Problem description:
Go through the records and copy each line where the word "React" occurs.

[Provided entries start]

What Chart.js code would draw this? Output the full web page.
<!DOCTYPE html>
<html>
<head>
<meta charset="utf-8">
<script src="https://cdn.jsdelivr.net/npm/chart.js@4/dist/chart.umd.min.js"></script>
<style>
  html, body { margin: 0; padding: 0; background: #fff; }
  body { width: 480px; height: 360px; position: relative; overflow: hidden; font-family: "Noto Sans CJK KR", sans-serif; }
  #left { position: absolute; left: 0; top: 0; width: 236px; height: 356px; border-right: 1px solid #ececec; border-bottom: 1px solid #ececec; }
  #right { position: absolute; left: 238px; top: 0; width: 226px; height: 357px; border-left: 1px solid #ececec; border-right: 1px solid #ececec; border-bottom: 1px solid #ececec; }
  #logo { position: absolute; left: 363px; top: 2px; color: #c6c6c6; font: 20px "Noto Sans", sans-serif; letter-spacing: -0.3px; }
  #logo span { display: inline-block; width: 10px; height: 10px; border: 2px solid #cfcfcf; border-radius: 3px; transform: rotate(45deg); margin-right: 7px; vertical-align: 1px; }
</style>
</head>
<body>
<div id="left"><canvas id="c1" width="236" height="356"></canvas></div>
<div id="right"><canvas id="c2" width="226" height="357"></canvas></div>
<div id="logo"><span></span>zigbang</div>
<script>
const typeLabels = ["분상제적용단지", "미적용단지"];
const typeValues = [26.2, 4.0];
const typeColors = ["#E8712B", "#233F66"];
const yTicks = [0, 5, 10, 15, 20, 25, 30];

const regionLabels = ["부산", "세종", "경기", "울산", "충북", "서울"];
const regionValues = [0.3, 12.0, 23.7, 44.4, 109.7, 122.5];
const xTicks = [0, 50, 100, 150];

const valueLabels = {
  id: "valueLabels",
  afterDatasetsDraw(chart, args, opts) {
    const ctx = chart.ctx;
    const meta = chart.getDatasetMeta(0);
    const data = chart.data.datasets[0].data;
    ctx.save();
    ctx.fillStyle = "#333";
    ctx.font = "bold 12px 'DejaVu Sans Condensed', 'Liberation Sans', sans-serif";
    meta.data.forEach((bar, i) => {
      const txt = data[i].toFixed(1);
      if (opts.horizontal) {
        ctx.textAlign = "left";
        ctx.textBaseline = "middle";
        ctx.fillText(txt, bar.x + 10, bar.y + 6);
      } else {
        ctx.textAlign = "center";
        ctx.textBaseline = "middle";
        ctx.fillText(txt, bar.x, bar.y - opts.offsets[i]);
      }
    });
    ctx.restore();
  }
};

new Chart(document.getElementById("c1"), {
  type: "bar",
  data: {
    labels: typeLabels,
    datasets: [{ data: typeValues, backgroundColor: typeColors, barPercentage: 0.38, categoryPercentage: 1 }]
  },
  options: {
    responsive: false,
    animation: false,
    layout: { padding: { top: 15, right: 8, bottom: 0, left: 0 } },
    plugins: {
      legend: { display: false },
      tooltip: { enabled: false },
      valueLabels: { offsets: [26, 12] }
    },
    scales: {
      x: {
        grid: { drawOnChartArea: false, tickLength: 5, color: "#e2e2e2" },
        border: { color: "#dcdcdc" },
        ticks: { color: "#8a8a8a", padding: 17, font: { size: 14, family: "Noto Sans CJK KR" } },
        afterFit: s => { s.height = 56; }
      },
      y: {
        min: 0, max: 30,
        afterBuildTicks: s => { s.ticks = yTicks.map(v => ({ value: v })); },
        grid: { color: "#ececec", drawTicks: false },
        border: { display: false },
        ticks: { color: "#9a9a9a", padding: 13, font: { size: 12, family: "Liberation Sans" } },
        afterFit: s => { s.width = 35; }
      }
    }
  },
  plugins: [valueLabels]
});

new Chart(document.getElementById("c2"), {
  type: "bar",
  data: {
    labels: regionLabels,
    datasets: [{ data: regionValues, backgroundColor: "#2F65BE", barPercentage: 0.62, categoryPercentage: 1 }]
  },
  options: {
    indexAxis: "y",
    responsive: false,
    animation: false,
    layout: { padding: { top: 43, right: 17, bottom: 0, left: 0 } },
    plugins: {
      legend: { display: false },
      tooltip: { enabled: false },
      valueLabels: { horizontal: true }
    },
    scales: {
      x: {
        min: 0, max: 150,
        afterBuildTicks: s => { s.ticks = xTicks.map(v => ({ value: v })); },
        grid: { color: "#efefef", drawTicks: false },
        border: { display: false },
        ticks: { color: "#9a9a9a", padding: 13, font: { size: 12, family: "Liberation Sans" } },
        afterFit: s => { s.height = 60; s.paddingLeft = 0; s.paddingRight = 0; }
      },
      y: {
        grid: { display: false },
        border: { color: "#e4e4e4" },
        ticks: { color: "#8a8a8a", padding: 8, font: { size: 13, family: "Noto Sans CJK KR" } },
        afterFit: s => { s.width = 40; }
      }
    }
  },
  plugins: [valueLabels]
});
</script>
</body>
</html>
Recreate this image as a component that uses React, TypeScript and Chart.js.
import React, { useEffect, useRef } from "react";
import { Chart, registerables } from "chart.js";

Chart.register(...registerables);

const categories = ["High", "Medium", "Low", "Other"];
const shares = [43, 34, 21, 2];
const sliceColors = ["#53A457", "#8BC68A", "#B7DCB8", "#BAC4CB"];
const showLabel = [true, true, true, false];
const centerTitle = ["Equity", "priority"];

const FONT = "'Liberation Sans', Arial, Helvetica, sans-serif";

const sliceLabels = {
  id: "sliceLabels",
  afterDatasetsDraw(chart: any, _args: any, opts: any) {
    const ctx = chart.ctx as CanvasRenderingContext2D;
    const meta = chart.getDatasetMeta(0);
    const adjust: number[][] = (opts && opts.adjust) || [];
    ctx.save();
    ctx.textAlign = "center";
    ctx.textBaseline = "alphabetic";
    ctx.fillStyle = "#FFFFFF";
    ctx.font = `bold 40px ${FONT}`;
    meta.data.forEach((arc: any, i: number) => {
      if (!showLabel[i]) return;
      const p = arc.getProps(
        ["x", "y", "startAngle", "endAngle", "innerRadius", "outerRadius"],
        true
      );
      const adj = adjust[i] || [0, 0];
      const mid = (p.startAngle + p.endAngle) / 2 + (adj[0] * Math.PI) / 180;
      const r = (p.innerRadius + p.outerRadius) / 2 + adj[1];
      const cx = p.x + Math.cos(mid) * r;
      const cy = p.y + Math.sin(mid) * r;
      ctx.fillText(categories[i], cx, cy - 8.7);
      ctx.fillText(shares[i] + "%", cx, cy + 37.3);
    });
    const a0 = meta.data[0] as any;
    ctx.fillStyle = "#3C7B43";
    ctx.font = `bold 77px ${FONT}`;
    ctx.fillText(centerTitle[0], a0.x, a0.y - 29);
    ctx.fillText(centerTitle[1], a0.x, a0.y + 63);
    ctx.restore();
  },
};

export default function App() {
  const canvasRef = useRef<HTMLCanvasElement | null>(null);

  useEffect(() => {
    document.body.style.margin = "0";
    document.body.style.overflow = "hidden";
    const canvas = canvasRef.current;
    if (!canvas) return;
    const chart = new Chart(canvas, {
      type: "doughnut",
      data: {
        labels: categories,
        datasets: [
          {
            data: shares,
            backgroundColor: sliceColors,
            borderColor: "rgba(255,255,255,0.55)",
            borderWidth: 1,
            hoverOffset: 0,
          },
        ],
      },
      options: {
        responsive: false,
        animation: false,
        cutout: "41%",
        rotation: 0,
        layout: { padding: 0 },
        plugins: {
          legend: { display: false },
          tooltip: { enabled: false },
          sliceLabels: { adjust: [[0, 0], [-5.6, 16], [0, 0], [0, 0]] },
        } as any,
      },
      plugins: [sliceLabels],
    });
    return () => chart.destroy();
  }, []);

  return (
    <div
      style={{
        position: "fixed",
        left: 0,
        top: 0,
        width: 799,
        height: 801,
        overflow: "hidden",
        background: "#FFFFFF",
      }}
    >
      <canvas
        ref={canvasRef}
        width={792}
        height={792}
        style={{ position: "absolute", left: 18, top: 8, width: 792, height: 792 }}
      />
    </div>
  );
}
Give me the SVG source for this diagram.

[Provided entries end]

Written response:
Recreate this image as a component that uses React, TypeScript and Chart.js.
import React, { useEffect, useRef } from "react";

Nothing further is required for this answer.